1. United States, 5:59.26; 2. Canada, 5:59.29; 3. The Netherlands, 6:03.20; 4. Australia, 6:06.79; 5. Great Britain, 6:06.86; 6. Germany, 6:16.03.
WOMEN’S QUADRUPLE SCULLS B FINAL
The USA 2 women’s quadruple sculls crew of Megan Kalmoe (St. Croix Falls, Wis.), Kara Kohler (Clayton, Calif.), Kady Glessner (Seattle, Wash.) and Gevvie Stone (Newton, Mass.) finished second in the B final, for eighth place overall.
The U.S. crew was in third behind China and Germany crossing the 500-meter mark, but pulled into second place by the halfway mark. China won the race in 6:30.24, with the U.S. in 6:31.65 and Germany in 6:35.22.

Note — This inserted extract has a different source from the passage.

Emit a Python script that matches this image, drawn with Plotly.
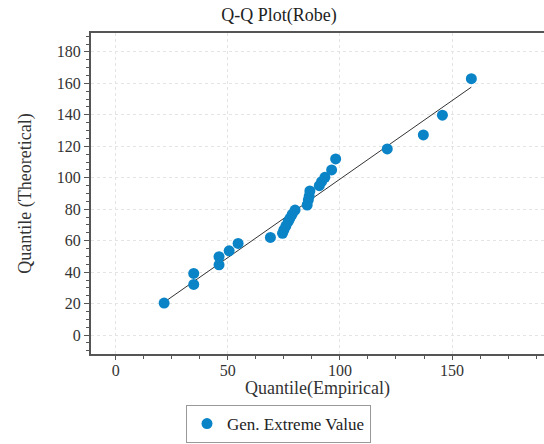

MEN’S SINGLE SCULLS B FINAL
In the men’s single sculls, Ken Jurkowski (New Fairfield, Conn.) finished third in the B final for ninth place overall. The U.S. sculler made a strong push in the second 500 meters, taking the lead over Lithuania and South Africa. Lithuania’s Mindaugas Griskonis came back to win the race in 6:57.20. South Africa finished second in 6:58.16, with the U.S. third in 7:00.96.
Jurkowski, who won the first National Section Regatta and finished 11th at the 2011 World Rowing Championships, needed a top-four finish in Lucerne to earn an automatic berth to the 2012 Olympic Games. The men’s single will now be included in the 2012 Olympic Trials – Rowing in June.